--- begin Provided records ---

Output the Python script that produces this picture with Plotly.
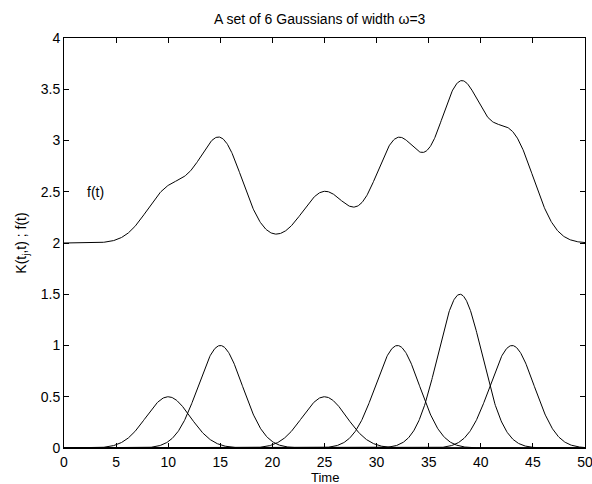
import numpy as np
import plotly.graph_objects as go

# Gaussian parameters
centers = [10, 15, 25, 32, 38, 43]
amplitudes = [0.5, 1.0, 0.5, 1.0, 1.5, 1.0]
width = 3.0
offset = 2.0
x_ticks = [0, 5, 10, 15, 20, 25, 30, 35, 40, 45, 50]
y_ticks = [0, 0.5, 1, 1.5, 2, 2.5, 3, 3.5, 4]

t = np.linspace(0, 50, 1001)
fig = go.Figure()
total = np.full_like(t, offset)
for c, a in zip(centers, amplitudes):
    k = a * np.exp(-((t - c) / width) ** 2)
    total = total + k
    fig.add_trace(go.Scatter(x=t, y=k, mode="lines",
                             line=dict(color="black", width=1), showlegend=False))
fig.add_trace(go.Scatter(x=t, y=total, mode="lines",
                         line=dict(color="black", width=1), showlegend=False))

font = "Liberation Sans, Arial, Helvetica, sans-serif"
fig.add_annotation(x=2, y=2.5, text="f(t)", showarrow=False, xanchor="left",
                   yanchor="middle", font=dict(size=14, color="black", family=font))
# x-axis title placed below the tick labels
fig.add_annotation(x=0.5, y=0, xref="paper", yref="paper", text="Time", showarrow=False,
                   xanchor="center", yanchor="top", yshift=-21, borderpad=0,
                   font=dict(size=13, color="black", family=font))

axis_common = dict(showline=True, linecolor="black", linewidth=1, mirror="ticks",
                   ticks="inside", ticklen=5, tickcolor="black", tickwidth=1,
                   showgrid=False, zeroline=False, automargin=False,
                   ticklabeloverflow="allow",
                   tickfont=dict(size=14, color="black", family=font))
fig.update_xaxes(range=[0, 50], tickvals=x_ticks, ticktext=[str(v) for v in x_ticks],
                 ticklabelstandoff=1, **axis_common)
fig.update_yaxes(range=[0, 4], tickvals=y_ticks, ticktext=[f"{v:g}" for v in y_ticks],
                 title=dict(text="K(t<sub>j</sub>,t) ; f(t)", font=dict(size=14, color="black", family=font), standoff=10),
                 **axis_common)
fig.update_layout(
    width=592, height=484,
    margin=dict(l=64, r=7, t=38, b=36),
    plot_bgcolor="white", paper_bgcolor="white",
    font=dict(family=font, color="black", size=14),
    title=dict(text="A set of 6 Gaussians of width ω=3", x=0.54, xanchor="center",
               y=1 - 19 / 484, yanchor="middle", font=dict(size=14, color="black", family=font)),
)
fig.write_html("out.html")
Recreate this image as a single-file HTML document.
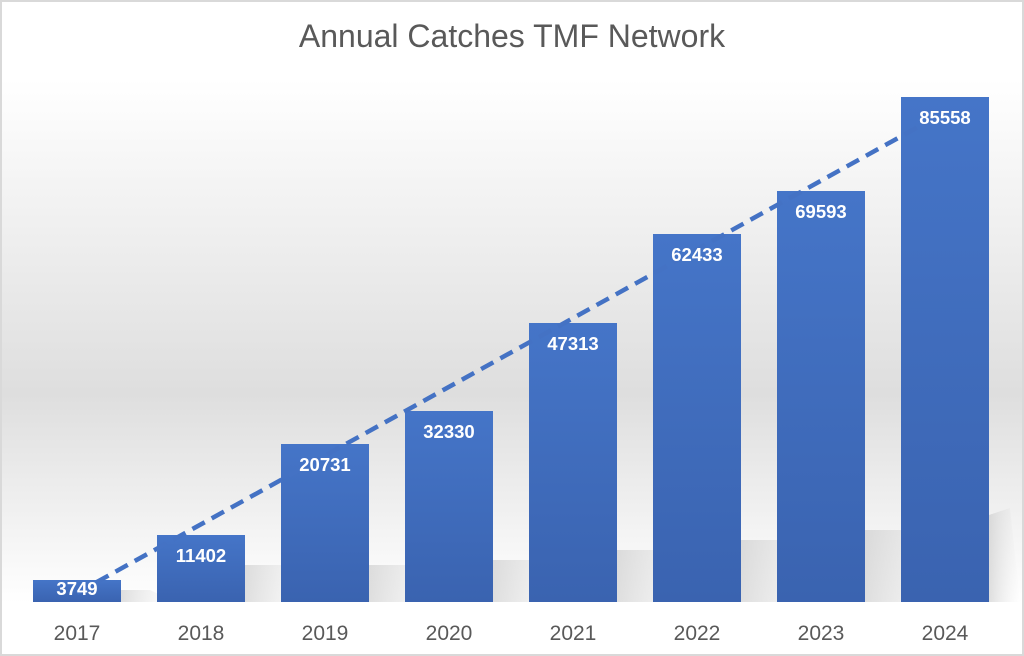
<!DOCTYPE html>
<html><head><style>
html,body{margin:0;padding:0;background:#fff}
</style></head><body>
<svg width="1024" height="656" xmlns="http://www.w3.org/2000/svg" style="display:block">
<defs>
<linearGradient id="bg" x1="0" y1="0" x2="0" y2="1">
<stop offset="0" stop-color="#ffffff"/>
<stop offset="0.12" stop-color="#ffffff"/>
<stop offset="0.6" stop-color="#dedede"/>
<stop offset="0.92" stop-color="#ffffff"/>
<stop offset="1" stop-color="#ffffff"/>
</linearGradient>
<linearGradient id="bar" x1="0" y1="0" x2="0" y2="1">
<stop offset="0" stop-color="#4575c8"/>
<stop offset="1" stop-color="#3a63b0"/>
</linearGradient>
<linearGradient id="sh" x1="0" y1="0" x2="1" y2="0">
<stop offset="0" stop-color="#c4c4c4" stop-opacity="0.55"/>
<stop offset="1" stop-color="#e0e0e0" stop-opacity="0"/>
</linearGradient>
</defs>
<rect x="0" y="0" width="1024" height="656" fill="url(#bg)"/>
<rect x="1" y="1" width="1022" height="654" fill="none" stroke="#d9d9d9" stroke-width="2"/>
<text x="512" y="47" text-anchor="middle" font-family="Liberation Sans, sans-serif" font-size="32" fill="#595959">Annual Catches TMF Network</text>
<g fill="url(#sh)">
<polygon points="121,602 121,590 150,590 175,602"/>
<polygon points="245,602 245,565 290,565 320,602"/>
<polygon points="369,602 369,565 420,565 460,602"/>
<polygon points="493,602 493,560 550,560 590,602"/>
<polygon points="617,602 617,550 680,550 720,602"/>
<polygon points="741,602 741,540 810,540 850,602"/>
<polygon points="865,602 865,530 935,530 975,602"/>
<polygon points="989,602 989,515 1010,508 1020,602"/>
</g>
<g fill="url(#bar)">
<rect x="33" y="580" width="88" height="22"/>
<rect x="157" y="535" width="88" height="67"/>
<rect x="281" y="444" width="88" height="158"/>
<rect x="405" y="411" width="88" height="191"/>
<rect x="529" y="323" width="88" height="279"/>
<rect x="653" y="234" width="88" height="368"/>
<rect x="777" y="191" width="88" height="411"/>
<rect x="901" y="97" width="88" height="505"/>
</g>
<line x1="77" y1="593" x2="945" y2="112" stroke="#4472c4" stroke-width="4.5" stroke-dasharray="14,8"/>
<g font-family="Liberation Sans, sans-serif" font-size="18.5" font-weight="bold" fill="#fff" text-anchor="middle">
<text x="77" y="595">3749</text>
<text x="201" y="562">11402</text>
<text x="325" y="471">20731</text>
<text x="449" y="438">32330</text>
<text x="573" y="350">47313</text>
<text x="697" y="261">62433</text>
<text x="821" y="218">69593</text>
<text x="945" y="124">85558</text>
</g>
<g font-family="Liberation Sans, sans-serif" font-size="21" fill="#595959" text-anchor="middle">
<text x="77" y="640">2017</text>
<text x="201" y="640">2018</text>
<text x="325" y="640">2019</text>
<text x="449" y="640">2020</text>
<text x="573" y="640">2021</text>
<text x="697" y="640">2022</text>
<text x="821" y="640">2023</text>
<text x="945" y="640">2024</text>
</g>
</svg>
</body></html>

--- end Provided records ---

- Problem -
Reproduce the data above in full, exactly as it is, with the pictures left out.

- The completed task -
Output the Python script that produces this picture with Plotly.
import numpy as np
import plotly.graph_objects as go

# Gaussian parameters
centers = [10, 15, 25, 32, 38, 43]
amplitudes = [0.5, 1.0, 0.5, 1.0, 1.5, 1.0]
width = 3.0
offset = 2.0
x_ticks = [0, 5, 10, 15, 20, 25, 30, 35, 40, 45, 50]
y_ticks = [0, 0.5, 1, 1.5, 2, 2.5, 3, 3.5, 4]

t = np.linspace(0, 50, 1001)
fig = go.Figure()
total = np.full_like(t, offset)
for c, a in zip(centers, amplitudes):
    k = a * np.exp(-((t - c) / width) ** 2)
    total = total + k
    fig.add_trace(go.Scatter(x=t, y=k, mode="lines",
                             line=dict(color="black", width=1), showlegend=False))
fig.add_trace(go.Scatter(x=t, y=total, mode="lines",
                         line=dict(color="black", width=1), showlegend=False))

font = "Liberation Sans, Arial, Helvetica, sans-serif"
fig.add_annotation(x=2, y=2.5, text="f(t)", showarrow=False, xanchor="left",
                   yanchor="middle", font=dict(size=14, color="black", family=font))
# x-axis title placed below the tick labels
fig.add_annotation(x=0.5, y=0, xref="paper", yref="paper", text="Time", showarrow=False,
                   xanchor="center", yanchor="top", yshift=-21, borderpad=0,
                   font=dict(size=13, color="black", family=font))

axis_common = dict(showline=True, linecolor="black", linewidth=1, mirror="ticks",
                   ticks="inside", ticklen=5, tickcolor="black", tickwidth=1,
                   showgrid=False, zeroline=False, automargin=False,
                   ticklabeloverflow="allow",
                   tickfont=dict(size=14, color="black", family=font))
fig.update_xaxes(range=[0, 50], tickvals=x_ticks, ticktext=[str(v) for v in x_ticks],
                 ticklabelstandoff=1, **axis_common)
fig.update_yaxes(range=[0, 4], tickvals=y_ticks, ticktext=[f"{v:g}" for v in y_ticks],
                 title=dict(text="K(t<sub>j</sub>,t) ; f(t)", font=dict(size=14, color="black", family=font), standoff=10),
                 **axis_common)
fig.update_layout(
    width=592, height=484,
    margin=dict(l=64, r=7, t=38, b=36),
    plot_bgcolor="white", paper_bgcolor="white",
    font=dict(family=font, color="black", size=14),
    title=dict(text="A set of 6 Gaussians of width ω=3", x=0.54, xanchor="center",
               y=1 - 19 / 484, yanchor="middle", font=dict(size=14, color="black", family=font)),
)
fig.write_html("out.html")
Recreate this image as a single-file HTML document.
<!DOCTYPE html>
<html><head><style>
html,body{margin:0;padding:0;background:#fff}
</style></head><body>
<svg width="1024" height="656" xmlns="http://www.w3.org/2000/svg" style="display:block">
<defs>
<linearGradient id="bg" x1="0" y1="0" x2="0" y2="1">
<stop offset="0" stop-color="#ffffff"/>
<stop offset="0.12" stop-color="#ffffff"/>
<stop offset="0.6" stop-color="#dedede"/>
<stop offset="0.92" stop-color="#ffffff"/>
<stop offset="1" stop-color="#ffffff"/>
</linearGradient>
<linearGradient id="bar" x1="0" y1="0" x2="0" y2="1">
<stop offset="0" stop-color="#4575c8"/>
<stop offset="1" stop-color="#3a63b0"/>
</linearGradient>
<linearGradient id="sh" x1="0" y1="0" x2="1" y2="0">
<stop offset="0" stop-color="#c4c4c4" stop-opacity="0.55"/>
<stop offset="1" stop-color="#e0e0e0" stop-opacity="0"/>
</linearGradient>
</defs>
<rect x="0" y="0" width="1024" height="656" fill="url(#bg)"/>
<rect x="1" y="1" width="1022" height="654" fill="none" stroke="#d9d9d9" stroke-width="2"/>
<text x="512" y="47" text-anchor="middle" font-family="Liberation Sans, sans-serif" font-size="32" fill="#595959">Annual Catches TMF Network</text>
<g fill="url(#sh)">
<polygon points="121,602 121,590 150,590 175,602"/>
<polygon points="245,602 245,565 290,565 320,602"/>
<polygon points="369,602 369,565 420,565 460,602"/>
<polygon points="493,602 493,560 550,560 590,602"/>
<polygon points="617,602 617,550 680,550 720,602"/>
<polygon points="741,602 741,540 810,540 850,602"/>
<polygon points="865,602 865,530 935,530 975,602"/>
<polygon points="989,602 989,515 1010,508 1020,602"/>
</g>
<g fill="url(#bar)">
<rect x="33" y="580" width="88" height="22"/>
<rect x="157" y="535" width="88" height="67"/>
<rect x="281" y="444" width="88" height="158"/>
<rect x="405" y="411" width="88" height="191"/>
<rect x="529" y="323" width="88" height="279"/>
<rect x="653" y="234" width="88" height="368"/>
<rect x="777" y="191" width="88" height="411"/>
<rect x="901" y="97" width="88" height="505"/>
</g>
<line x1="77" y1="593" x2="945" y2="112" stroke="#4472c4" stroke-width="4.5" stroke-dasharray="14,8"/>
<g font-family="Liberation Sans, sans-serif" font-size="18.5" font-weight="bold" fill="#fff" text-anchor="middle">
<text x="77" y="595">3749</text>
<text x="201" y="562">11402</text>
<text x="325" y="471">20731</text>
<text x="449" y="438">32330</text>
<text x="573" y="350">47313</text>
<text x="697" y="261">62433</text>
<text x="821" y="218">69593</text>
<text x="945" y="124">85558</text>
</g>
<g font-family="Liberation Sans, sans-serif" font-size="21" fill="#595959" text-anchor="middle">
<text x="77" y="640">2017</text>
<text x="201" y="640">2018</text>
<text x="325" y="640">2019</text>
<text x="449" y="640">2020</text>
<text x="573" y="640">2021</text>
<text x="697" y="640">2022</text>
<text x="821" y="640">2023</text>
<text x="945" y="640">2024</text>
</g>
</svg>
</body></html>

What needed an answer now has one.